Write out the data below in full, unchanged, minus the images.
-.-.-
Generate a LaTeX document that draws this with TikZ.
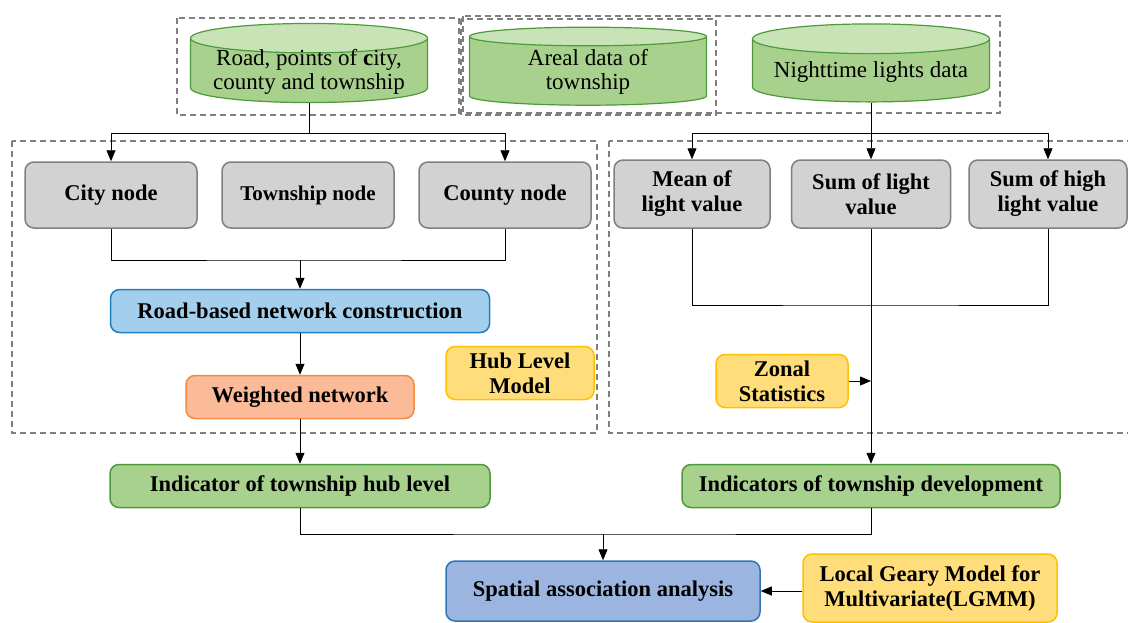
\documentclass[tikz,border=0pt]{standalone}
\usepackage{fontspec}
\setmainfont{Liberation Serif}
\usetikzlibrary{shapes.geometric,arrows.meta}
\definecolor{boxgray}{HTML}{D2D2D2}
\definecolor{edgegray}{HTML}{7F7F7F}
\definecolor{leafgreen}{HTML}{A9D18E}
\definecolor{lightgreen}{HTML}{C8E4B6}
\definecolor{darkgreen}{HTML}{4E9A3A}
\definecolor{skyblue}{HTML}{A3CFEC}
\definecolor{skyedge}{HTML}{1F7FC4}
\definecolor{peach}{HTML}{FBBA98}
\definecolor{peachedge}{HTML}{F58A42}
\definecolor{butter}{HTML}{FFDD7A}
\definecolor{butteredge}{HTML}{FFC000}
\definecolor{steelblue}{HTML}{9BB5E0}
\definecolor{steeledge}{HTML}{2E75B6}
\tikzset{
  base/.style={font=\fontsize{23}{25}\selectfont,align=center,inner sep=2pt},
  database/.style={base,shape=cylinder,shape border rotate=90,aspect=0.15,
    inner ysep=-4pt,font=\fontsize{23}{24}\selectfont,
    cylinder uses custom fill,cylinder body fill=leafgreen,cylinder end fill=lightgreen,
    draw=darkgreen,line width=1.2pt,minimum width=237pt,minimum height=78pt},
  roundbox/.style={base,font=\bfseries\fontsize{22.5}{25}\selectfont,rectangle,rounded corners=9pt,line width=1.5pt},
  graybox/.style={roundbox,fill=boxgray,draw=edgegray,minimum width=172pt,minimum height=66pt},
  greenbox/.style={roundbox,fill=leafgreen,draw=darkgreen,minimum height=43pt},
  yellowbox/.style={roundbox,fill=butter,draw=butteredge,minimum height=53pt},
  dashbox/.style={draw=edgegray,line width=1.3pt,dash pattern=on 6pt off 4pt},
  link/.style={draw=black,line width=0.8pt},
  arrow/.style={link,-{Triangle[length=11pt,width=9pt]}}
}
\begin{document}
\begin{tikzpicture}[x=1pt,y=-1pt]
  \useasboundingbox (0,0) rectangle (1128,622);
  \draw[dashbox] (177,18) rectangle (459,115);
  \draw[dashbox] (461,19) rectangle (716,115);
  \draw[dashbox] (463,16) rectangle (1000,113);
  \draw[dashbox] (12,141) rectangle (597,433);
  \draw[dashbox] (609,141) rectangle (1134,433);

  \node[database] (roads) at (309,72) {Road, points of \textbf{c}ity,\\county and township};
  \node[database] (areal) at (588,72) {Areal data of\\township};
  \node[database] (lights) at (871,72) {Nighttime lights data};

  \node[graybox] (city) at (111,195) {City node};
  \node[graybox,font=\bfseries\fontsize{21}{24}\selectfont] (township) at (308,195) {Township node};
  \node[graybox] (county) at (505,195) {County node};
  \node[graybox,minimum width=156pt,minimum height=68pt] (mean) at (692,194) {Mean of\\light value};
  \node[graybox,minimum width=159pt,minimum height=68pt] (sumlight) at (871,194) {Sum of light\\value};
  \node[graybox,minimum width=158pt,minimum height=68pt] (sumhigh) at (1048,194) {Sum of high\\light value};

  \node[roundbox,fill=skyblue,draw=skyedge,minimum width=379pt,minimum height=43pt] (road) at (300,311) {Road-based network construction};
  \node[roundbox,fill=peach,draw=peachedge,minimum width=228pt,minimum height=43pt] (weighted) at (300,397) {Weighted network};
  \node[yellowbox,minimum width=148pt] (hub) at (520,373) {Hub Level\\Model};
  \node[yellowbox,minimum width=132pt] (zonal) at (782,381) {Zonal\\Statistics};

  \node[greenbox,minimum width=380pt] (hubind) at (300,486) {Indicator of township hub level};
  \node[greenbox,minimum width=378pt] (devind) at (871,486) {Indicators of township development};

  \node[roundbox,fill=steelblue,draw=steeledge,minimum width=314pt,minimum height=60pt] (spatial) at (603,591) {Spatial association analysis};
  \node[yellowbox,minimum width=254pt,minimum height=68pt] (lgmm) at (930,588) {Local Geary Model for\\Multivariate(LGMM)};

  \coordinate (lsplit) at (309,133);
  \coordinate (rsplit) at (871,133);
  \coordinate (ljoin) at (300,260);
  \coordinate (rjoin) at (871,305);
  \coordinate (zhit) at (871,381);
  \coordinate (bjoin) at (603,534);

  \draw[link] (roads.south) -- (lsplit);
  \draw[arrow] (lsplit) -| (city.north);
  \draw[arrow] (lsplit) -| (county.north);
  \draw[link] (lights.south) -- (rsplit);
  \draw[arrow] (rsplit) -| (mean.north);
  \draw[arrow] (rsplit) -- (sumlight.north);
  \draw[arrow] (rsplit) -| (sumhigh.north);

  \draw[link] (city.south) |- (ljoin) -| (county.south);
  \draw[arrow] (ljoin) -- (road.north);
  \draw[arrow] (road.south) -- (weighted.north);
  \draw[arrow] (weighted.south) -- (hubind.north);

  \draw[link] (mean.south) |- (rjoin) -| (sumhigh.south);
  \draw[arrow] (sumlight.south) -- (devind.north);
  \draw[arrow] (zonal.east) -- (zhit);

  \draw[link] (hubind.south) |- (bjoin) -| (devind.south);
  \draw[arrow] (bjoin) -- (spatial.north);
  \draw[arrow] (lgmm.west |- spatial.east) -- (spatial.east);
\end{tikzpicture}
\end{document}
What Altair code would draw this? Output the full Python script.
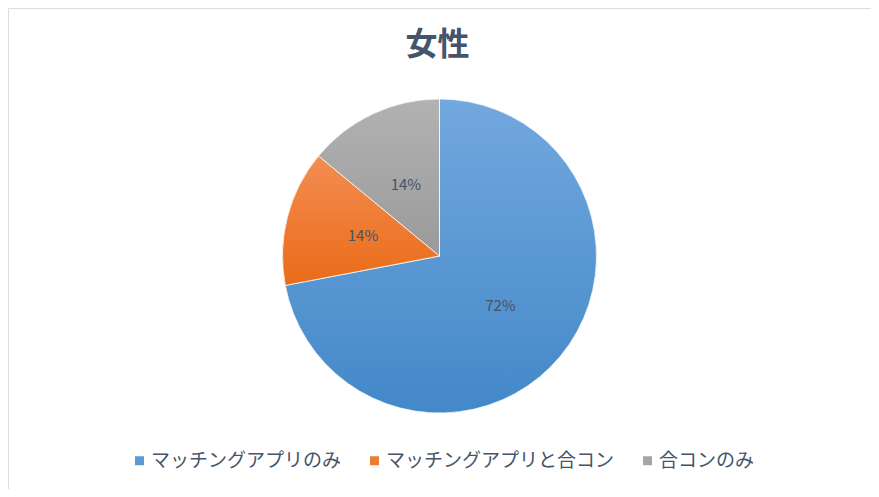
-.-.-
Finished exercise:
Generate a LaTeX document that draws this with TikZ.
\documentclass[tikz,border=0pt]{standalone}
\usepackage{fontspec}
\setmainfont{Liberation Serif}
\usetikzlibrary{shapes.geometric,arrows.meta}
\definecolor{boxgray}{HTML}{D2D2D2}
\definecolor{edgegray}{HTML}{7F7F7F}
\definecolor{leafgreen}{HTML}{A9D18E}
\definecolor{lightgreen}{HTML}{C8E4B6}
\definecolor{darkgreen}{HTML}{4E9A3A}
\definecolor{skyblue}{HTML}{A3CFEC}
\definecolor{skyedge}{HTML}{1F7FC4}
\definecolor{peach}{HTML}{FBBA98}
\definecolor{peachedge}{HTML}{F58A42}
\definecolor{butter}{HTML}{FFDD7A}
\definecolor{butteredge}{HTML}{FFC000}
\definecolor{steelblue}{HTML}{9BB5E0}
\definecolor{steeledge}{HTML}{2E75B6}
\tikzset{
  base/.style={font=\fontsize{23}{25}\selectfont,align=center,inner sep=2pt},
  database/.style={base,shape=cylinder,shape border rotate=90,aspect=0.15,
    inner ysep=-4pt,font=\fontsize{23}{24}\selectfont,
    cylinder uses custom fill,cylinder body fill=leafgreen,cylinder end fill=lightgreen,
    draw=darkgreen,line width=1.2pt,minimum width=237pt,minimum height=78pt},
  roundbox/.style={base,font=\bfseries\fontsize{22.5}{25}\selectfont,rectangle,rounded corners=9pt,line width=1.5pt},
  graybox/.style={roundbox,fill=boxgray,draw=edgegray,minimum width=172pt,minimum height=66pt},
  greenbox/.style={roundbox,fill=leafgreen,draw=darkgreen,minimum height=43pt},
  yellowbox/.style={roundbox,fill=butter,draw=butteredge,minimum height=53pt},
  dashbox/.style={draw=edgegray,line width=1.3pt,dash pattern=on 6pt off 4pt},
  link/.style={draw=black,line width=0.8pt},
  arrow/.style={link,-{Triangle[length=11pt,width=9pt]}}
}
\begin{document}
\begin{tikzpicture}[x=1pt,y=-1pt]
  \useasboundingbox (0,0) rectangle (1128,622);
  \draw[dashbox] (177,18) rectangle (459,115);
  \draw[dashbox] (461,19) rectangle (716,115);
  \draw[dashbox] (463,16) rectangle (1000,113);
  \draw[dashbox] (12,141) rectangle (597,433);
  \draw[dashbox] (609,141) rectangle (1134,433);

  \node[database] (roads) at (309,72) {Road, points of \textbf{c}ity,\\county and township};
  \node[database] (areal) at (588,72) {Areal data of\\township};
  \node[database] (lights) at (871,72) {Nighttime lights data};

  \node[graybox] (city) at (111,195) {City node};
  \node[graybox,font=\bfseries\fontsize{21}{24}\selectfont] (township) at (308,195) {Township node};
  \node[graybox] (county) at (505,195) {County node};
  \node[graybox,minimum width=156pt,minimum height=68pt] (mean) at (692,194) {Mean of\\light value};
  \node[graybox,minimum width=159pt,minimum height=68pt] (sumlight) at (871,194) {Sum of light\\value};
  \node[graybox,minimum width=158pt,minimum height=68pt] (sumhigh) at (1048,194) {Sum of high\\light value};

  \node[roundbox,fill=skyblue,draw=skyedge,minimum width=379pt,minimum height=43pt] (road) at (300,311) {Road-based network construction};
  \node[roundbox,fill=peach,draw=peachedge,minimum width=228pt,minimum height=43pt] (weighted) at (300,397) {Weighted network};
  \node[yellowbox,minimum width=148pt] (hub) at (520,373) {Hub Level\\Model};
  \node[yellowbox,minimum width=132pt] (zonal) at (782,381) {Zonal\\Statistics};

  \node[greenbox,minimum width=380pt] (hubind) at (300,486) {Indicator of township hub level};
  \node[greenbox,minimum width=378pt] (devind) at (871,486) {Indicators of township development};

  \node[roundbox,fill=steelblue,draw=steeledge,minimum width=314pt,minimum height=60pt] (spatial) at (603,591) {Spatial association analysis};
  \node[yellowbox,minimum width=254pt,minimum height=68pt] (lgmm) at (930,588) {Local Geary Model for\\Multivariate(LGMM)};

  \coordinate (lsplit) at (309,133);
  \coordinate (rsplit) at (871,133);
  \coordinate (ljoin) at (300,260);
  \coordinate (rjoin) at (871,305);
  \coordinate (zhit) at (871,381);
  \coordinate (bjoin) at (603,534);

  \draw[link] (roads.south) -- (lsplit);
  \draw[arrow] (lsplit) -| (city.north);
  \draw[arrow] (lsplit) -| (county.north);
  \draw[link] (lights.south) -- (rsplit);
  \draw[arrow] (rsplit) -| (mean.north);
  \draw[arrow] (rsplit) -- (sumlight.north);
  \draw[arrow] (rsplit) -| (sumhigh.north);

  \draw[link] (city.south) |- (ljoin) -| (county.south);
  \draw[arrow] (ljoin) -- (road.north);
  \draw[arrow] (road.south) -- (weighted.north);
  \draw[arrow] (weighted.south) -- (hubind.north);

  \draw[link] (mean.south) |- (rjoin) -| (sumhigh.south);
  \draw[arrow] (sumlight.south) -- (devind.north);
  \draw[arrow] (zonal.east) -- (zhit);

  \draw[link] (hubind.south) |- (bjoin) -| (devind.south);
  \draw[arrow] (bjoin) -- (spatial.north);
  \draw[arrow] (lgmm.west |- spatial.east) -- (spatial.east);
\end{tikzpicture}
\end{document}
What Altair code would draw this? Output the full Python script.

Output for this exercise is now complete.